Anytime Probabilistically Constrained Provably Convergent Online Belief Space Planning
Andrey Zhitnikov, Vadim Indelman
AI summary
Problem
Existing online planning methods for partially observable environments either ensure safety only at infinite convergence time, allow dangerous actions to corrupt search statistics, or rely on slow learning components in continuous domains.
Approach
The authors propose an anytime Monte Carlo Tree Search algorithm that directly prunes unsafe actions from the belief tree and revises node statistics to remove their influence, enabling safe planning in continuous spaces with general probabilistic constraints.
Key results
- Anytime safety guarantees with respect to the expanded belief tree
- Proof of convergence in probability with an exponential rate
- Demonstration that cleaning pruned actions prevents objective degradation
- Superior safety and objective performance over baselines with minimal tree queries
Why it matters
Enables reliable, safe autonomous decision-making for robots under uncertainty without sacrificing computational efficiency or waiting for algorithmic convergence.
Abstract
Taking into account future risk is essential for an autonomously operating robot to find online not only the best but also a safe action to execute. In this paper, we build upon the recently introduced formulation of probabilistic belief-dependent constraints. In our methodology safety can be materialized with any general belief-dependent operator we call payoff.

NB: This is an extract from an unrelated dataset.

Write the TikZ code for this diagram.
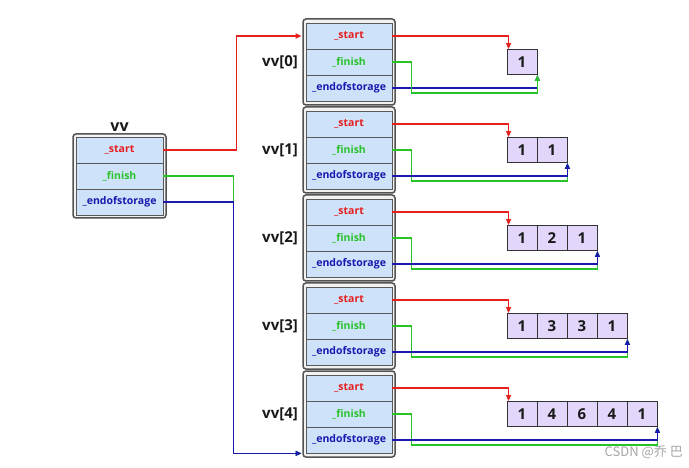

We present an anytime approach employing the Monte Carlo Tree Search (MCTS) method in continuous domains in terms of states, actions and observations and general-belief dependent reward and payoff operators. Unlike previous approaches, our method ensures safety anytime with respect to the currently expanded search tree without relying on the convergence of the search. We prove convergence in probability with an exponential rate of a version of our algorithms and study proposed techniques via extensive simulations. Even with a tiny number of tree queries, the best action found by our approach is much safer than the baseline. Moreover, our approach constantly yields better than the baseline action in terms of objective function. This is because we revise the values and statistics maintained in the search tree and remove from them the contribution of the pruned actions. We rigorously show that our cleaning routine is necessary. Without it, at the limit of convergence of MCTS, an infinite amount of sampled dangerous actions can be detrimental to the objective function.